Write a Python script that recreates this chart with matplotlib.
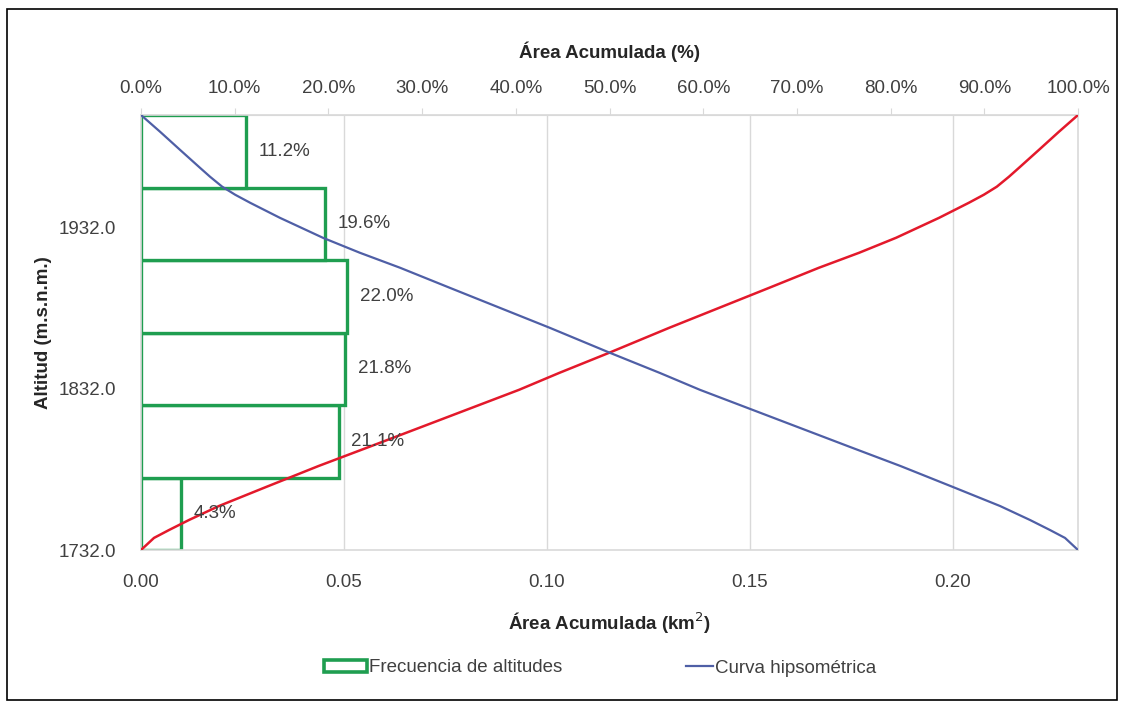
import matplotlib
matplotlib.use("Agg")
import matplotlib.pyplot as plt
from matplotlib.patches import Patch, Rectangle
from matplotlib.lines import Line2D
from matplotlib.ticker import FuncFormatter, FixedLocator

plt.rcParams['font.family'] = ['Liberation Sans Narrow', 'Liberation Sans', 'DejaVu Sans']

# Altitude classes (m.s.n.m.) and share of the basin area in each class (%)
bin_edges = [1732, 1777, 1822, 1867, 1912, 1957, 2002]
freq_pct = [4.3, 21.1, 21.8, 22.0, 19.6, 11.2]

# Hypsometric curve: cumulative area above each altitude (km²)
curve_alt = [2002.0, 1991.6, 1980.4, 1969.3, 1963.7, 1957.5, 1952.5, 1947.5,
             1938.2, 1925.8, 1916.5, 1907.2, 1894.7, 1882.3, 1869.9, 1854.4,
             1841.9, 1831.4, 1819.6, 1807.8, 1796.0, 1784.2, 1771.1, 1759.3,
             1750.6, 1744.4, 1739.5, 1732.0]
curve_area = [0.0, 0.0047, 0.0096, 0.0145, 0.0170, 0.0200, 0.0232, 0.0269,
              0.0342, 0.0448, 0.0539, 0.0638, 0.0761, 0.0884, 0.1007, 0.1155,
              0.1278, 0.1377, 0.1500, 0.1623, 0.1746, 0.1870, 0.2000, 0.2116,
              0.2190, 0.2239, 0.2276, 0.2308]

total_area = curve_area[-1]
# Complementary curve: cumulative area below each altitude
area_below = [total_area - a for a in curve_area]

green = '#1F9E50'
blue = '#4F5FA6'
red = '#E3192B'
grid_c = '#D9D9D9'
txt_c = '#404040'
fs = 13.5

fig = plt.figure(figsize=(11.24, 7.04), dpi=100)
ax = fig.add_axes([141 / 1124, 1 - 550 / 704, (1078 - 141) / 1124, (550 - 115) / 704])

# Frequency bars
bottoms = bin_edges[:-1]
heights = [b - a for a, b in zip(bin_edges[:-1], bin_edges[1:])]
widths = [p / 100 * total_area for p in freq_pct]
ax.barh(bottoms, widths, height=heights, align='edge', facecolor='white',
        edgecolor=green, linewidth=2.4, zorder=2)
for y0, h, w, p in zip(bottoms, heights, widths, freq_pct):
    ax.annotate(f"{p:.1f}%", xy=(w, y0 + h / 2), xytext=(9, 0),
                textcoords='offset points', va='center', ha='left',
                fontsize=fs, color=txt_c, zorder=5)

# Curves
ax.plot(area_below, curve_alt, color=red, lw=1.8, zorder=4)
ax.plot(curve_area, curve_alt, color=blue, lw=1.6, zorder=4)

ax.set_xlim(0, total_area)
ax.set_ylim(bin_edges[0], bin_edges[-1])
ax.set_xticks([0.0, 0.05, 0.10, 0.15, 0.20])
ax.xaxis.set_major_formatter(FuncFormatter(lambda v, _: f"{v:.2f}"))
ax.set_yticks([1732, 1832, 1932])
ax.yaxis.set_major_formatter(FuncFormatter(lambda v, _: f"{v:.1f}"))
ax.tick_params(axis='x', length=0, labelsize=fs, labelcolor=txt_c, pad=17)
ax.tick_params(axis='y', length=0, labelsize=fs, labelcolor=txt_c, pad=18)
ax.grid(axis='x', color=grid_c, lw=1.0, zorder=0)
ax.set_axisbelow(True)
for s in ax.spines.values():
    s.set_color(grid_c)
    s.set_linewidth(1.2)

ax.set_xlabel("Área Acumulada (km$^2$)", fontsize=fs, fontweight='bold',
              color='#262626', labelpad=14)
ax.set_ylabel("Altitud (m.s.n.m.)", fontsize=fs, fontweight='bold',
              color='#262626', labelpad=5)

# Top axis in percent of the total area
top = ax.secondary_xaxis('top', functions=(lambda v: v / total_area * 100,
                                           lambda p: p / 100 * total_area))
top.xaxis.set_major_locator(FixedLocator(list(range(0, 101, 10))))
top.xaxis.set_major_formatter(FuncFormatter(lambda v, _: f"{v:.1f}%"))
top.tick_params(length=5, color=grid_c, labelsize=fs, labelcolor=txt_c, pad=8)
top.spines['top'].set_color(grid_c)
top.set_xlabel("Área Acumulada (%)", fontsize=fs, fontweight='bold',
               color='#262626', labelpad=16)

# Legend entries
leg_y = 1 - 668 / 704
fig.legend([Patch(facecolor='white', edgecolor=green, linewidth=2.6)],
           ["Frecuencia de altitudes"], loc='center left',
           bbox_to_anchor=(324 / 1124, leg_y), frameon=False, fontsize=fs,
           handlelength=2.3, handleheight=0.6, handletextpad=0.1,
           borderpad=0, borderaxespad=0, labelcolor=txt_c)
fig.legend([Line2D([], [], color=blue, lw=1.6)],
           ["Curva hipsométrica"], loc='center left',
           bbox_to_anchor=(686 / 1124, leg_y), frameon=False, fontsize=fs,
           handlelength=1.45, handletextpad=0.1,
           borderpad=0, borderaxespad=0, labelcolor=txt_c)

# Outer border
fig.patches.append(Rectangle((7 / 1124, 4 / 704), (1117 - 7) / 1124, (695 - 4) / 704,
                             transform=fig.transFigure, fill=False,
                             edgecolor='black', linewidth=1.2))

fig.savefig("out.png", dpi=100, facecolor='white')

TASK: Repeat only what lies between the start of the data and the end of the line containing "ax = fig.add_axes([141", exactly, with pictures left out.

CORRECT OUTPUT:
Write a Python script that recreates this chart with matplotlib.
import matplotlib
matplotlib.use("Agg")
import matplotlib.pyplot as plt
from matplotlib.patches import Patch, Rectangle
from matplotlib.lines import Line2D
from matplotlib.ticker import FuncFormatter, FixedLocator

plt.rcParams['font.family'] = ['Liberation Sans Narrow', 'Liberation Sans', 'DejaVu Sans']

# Altitude classes (m.s.n.m.) and share of the basin area in each class (%)
bin_edges = [1732, 1777, 1822, 1867, 1912, 1957, 2002]
freq_pct = [4.3, 21.1, 21.8, 22.0, 19.6, 11.2]

# Hypsometric curve: cumulative area above each altitude (km²)
curve_alt = [2002.0, 1991.6, 1980.4, 1969.3, 1963.7, 1957.5, 1952.5, 1947.5,
             1938.2, 1925.8, 1916.5, 1907.2, 1894.7, 1882.3, 1869.9, 1854.4,
             1841.9, 1831.4, 1819.6, 1807.8, 1796.0, 1784.2, 1771.1, 1759.3,
             1750.6, 1744.4, 1739.5, 1732.0]
curve_area = [0.0, 0.0047, 0.0096, 0.0145, 0.0170, 0.0200, 0.0232, 0.0269,
              0.0342, 0.0448, 0.0539, 0.0638, 0.0761, 0.0884, 0.1007, 0.1155,
              0.1278, 0.1377, 0.1500, 0.1623, 0.1746, 0.1870, 0.2000, 0.2116,
              0.2190, 0.2239, 0.2276, 0.2308]

total_area = curve_area[-1]
# Complementary curve: cumulative area below each altitude
area_below = [total_area - a for a in curve_area]

green = '#1F9E50'
blue = '#4F5FA6'
red = '#E3192B'
grid_c = '#D9D9D9'
txt_c = '#404040'
fs = 13.5

fig = plt.figure(figsize=(11.24, 7.04), dpi=100)
ax = fig.add_axes([141 / 1124, 1 - 550 / 704, (1078 - 141) / 1124, (550 - 115) / 704])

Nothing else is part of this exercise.